Istituto di Fisiologia Clinica     
Macaluso M., Cinti C., Giordano A. Modulation of cell cycle components by epigenetic and genetic events. In: Seminars in Oncology, vol. 32 (5) pp. 452 - 457. Elsevier, 2005.
Cell cycle progression is monitored by surveillance mechanisms, or cell cycle checkpoints, that ensure that initiation of a later event is coupled with the completion of an early cell cycle event. Deregulated proliferation is a characteristic feature of tumor cells. Moreover, defects in many of the molecules that regulate the cell cycle have been implicated in cancer formation and progression.

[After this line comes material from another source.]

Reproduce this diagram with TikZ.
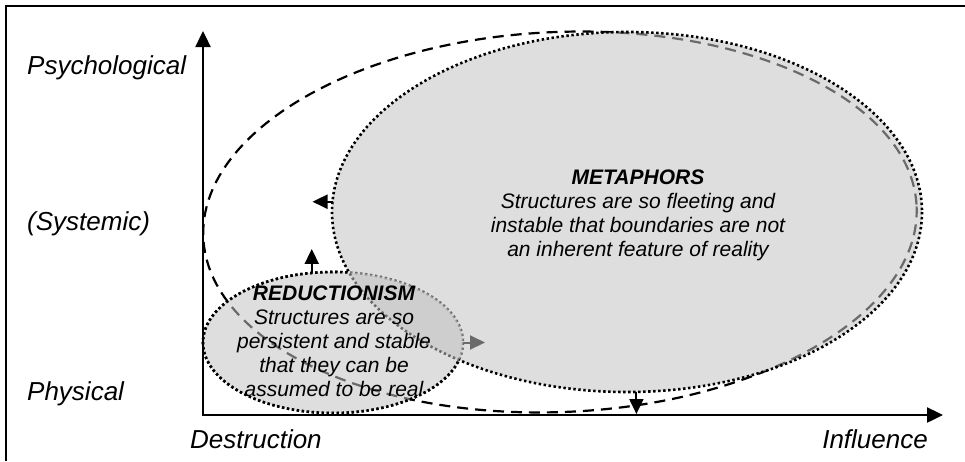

Key among these are p53, the retinoblastoma protein (pRb) and its related proteins, p107 and pRb2/p130, and cdk inhibitors (p15, p16, p18, p19, p21, p27), all of which act to keep the cell cycle from progressing until all repairs to damaged DNA have been completed. The pRb (pRb/p16(INK4a)/cyclin D1) and p53 (p14(ARF)/mdm2/p53) pathways are the two main cell-cycle control pathways frequently targeted in tumorigenesis, and the alterations occurring in each pathway depend on the tumor type. Virtually all human tumors deregulate either the pRb or p53 pathway, and oftentimes both pathways simultaneously. This review focuses on the genetic and epigenetic alterations affecting the components of mechanisms regulating the progression of the cell cycle and leading to cancer formation and progression.